Vorarephilia is the erotic desire or sexual fantasy to be consumed or to consume another. In the video, “Mom in Amsterdam” (2022), which is projected onto the concrete surface of an upright slab, the mother is cooking, presumably for her artist daughter, a benign activity that takes on sinister overtones in relation to the “vore” theme, but from whom do these overtones issue? The netting and the concrete objects, with an opening and cavity, can be read as wombs or “carriers.” If, as the press release states, there is no “clear aggressor or desiring party,” then what the installation, Carrier, conveys is a disturbing impasse, a swallowing of the desire so that it does not crush either the desire or the desired.
This was my first direct encounter with Lee’s work.
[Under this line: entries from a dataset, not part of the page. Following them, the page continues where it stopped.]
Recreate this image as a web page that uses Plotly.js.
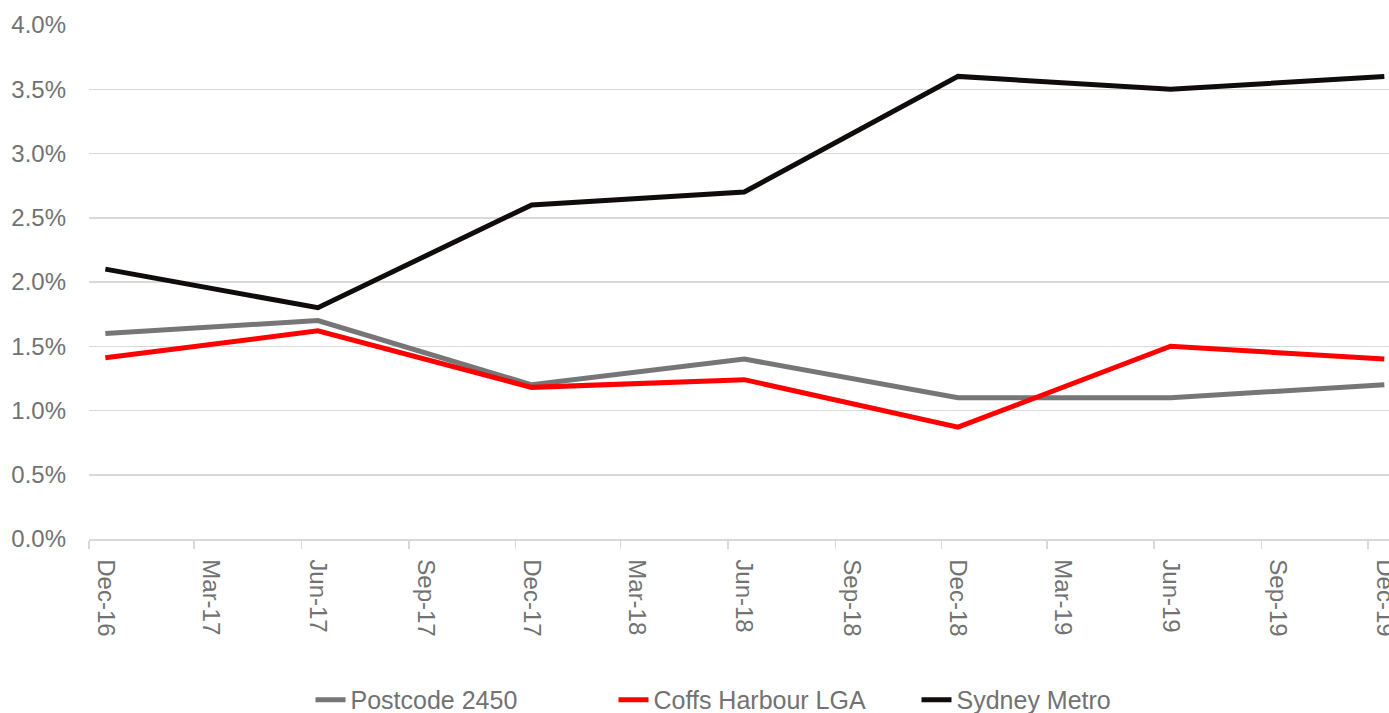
<!DOCTYPE html>
<html>
<head>
<meta charset="utf-8">
<script src="https://cdn.plot.ly/plotly-3.0.1.min.js"></script>
<style>html,body{margin:0;padding:0;background:#fff;}#chart{width:1389px;height:713px;}</style>
</head>
<body>
<div id="chart"></div>
<script>
// Data (half-yearly observations, mid-month)
const dates = ["2016-12-15","2017-06-15","2017-12-15","2018-06-15","2018-12-15","2019-06-15","2019-12-15"];
const postcode2450 = [1.60, 1.70, 1.20, 1.40, 1.10, 1.10, 1.20];
const coffsHarbourLGA = [1.41, 1.62, 1.18, 1.24, 0.87, 1.50, 1.40];
const sydneyMetro = [2.10, 1.80, 2.60, 2.70, 3.60, 3.50, 3.60];

// Quarterly tick labels
const tickDates = ["2016-12-15","2017-03-15","2017-06-15","2017-09-15","2017-12-15","2018-03-15","2018-06-15","2018-09-15","2018-12-15","2019-03-15","2019-06-15","2019-09-15","2019-12-15"];
const tickLabels = ["Dec-16","Mar-17","Jun-17","Sep-17","Dec-17","Mar-18","Jun-18","Sep-18","Dec-18","Mar-19","Jun-19","Sep-19","Dec-19"];
const yTickVals = [0,0.5,1,1.5,2,2.5,3,3.5,4];
const yTickText = ["0.0%","0.5%","1.0%","1.5%","2.0%","2.5%","3.0%","3.5%","4.0%"];

const font = "Arial, 'Liberation Sans', sans-serif";
const textGray = "#727272";

const traces = [
  {name:"Postcode 2450", x:dates, y:postcode2450, type:"scatter", mode:"lines", line:{color:"#767676", width:5}},
  {name:"Coffs Harbour LGA", x:dates, y:coffsHarbourLGA, type:"scatter", mode:"lines", line:{color:"#ff0000", width:5}},
  {name:"Sydney Metro", x:dates, y:sydneyMetro, type:"scatter", mode:"lines", line:{color:"#100c0c", width:5}}
];

const layout = {
  width:1389, height:713,
  margin:{l:89, r:0, t:25, b:174, autoexpand:false},
  paper_bgcolor:"#fff", plot_bgcolor:"#fff",
  font:{family:font, size:24, color:textGray},
  showlegend:true,
  legend:{orientation:"h", x:0.52, xanchor:"center", y:-0.313, yanchor:"middle",
          font:{family:font, size:25, color:textGray}, entrywidth:258, entrywidthmode:"pixels"},
  xaxis:{
    type:"date",
    range:["2016-12-01","2019-12-19"],
    tickmode:"array", tickvals:tickDates, ticktext:tickLabels,
    tickangle:90, ticks:"", ticklabelstandoff:14, ticklabeloverflow:"allow",
    automargin:false,
    showgrid:false, zeroline:false,
    showline:true, linecolor:"#d9d9d9", linewidth:1.5,
    tickfont:{family:font, size:24, color:textGray},
    minor:{ticks:"outside", ticklen:8, tickcolor:"#d9d9d9", tickwidth:1.5, dtick:"M3", tick0:"2016-12-01", showgrid:false}
  },
  yaxis:{
    range:[0,4],
    automargin:false,
    tickmode:"array", tickvals:yTickVals, ticktext:yTickText,
    showgrid:true, gridcolor:"#d9d9d9", gridwidth:1.5,
    zeroline:false, showline:false, ticks:"", ticklabelstandoff:22,
    tickfont:{family:font, size:24, color:textGray}
  }
};

Plotly.newPlot("chart", traces, layout, {displayModeBar:false, staticPlot:true});
</script>
</body>
</html>
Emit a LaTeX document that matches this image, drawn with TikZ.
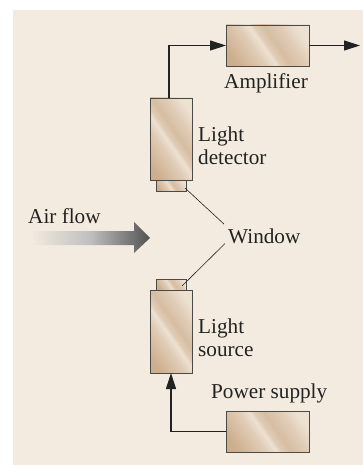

I felt that trauma was a likely inspiration and in that regard it shared something with the work of Hans Bellmer, Louise Bourgeois, and Lee Bul, while the aesthetic is unique to this artist. Lee is more than capable of making viewers’ skin tingle, and unnerving them in ways that speaks to the darkness inhabiting our unconscious. That is not an enviable place to be, but it is a powerful one.
Mire Lee: Carriers continues at Tina Kim Gallery (525 West 21st Street, Chelsea, Manhattan) through October 22. The exhibition was organized by the gallery.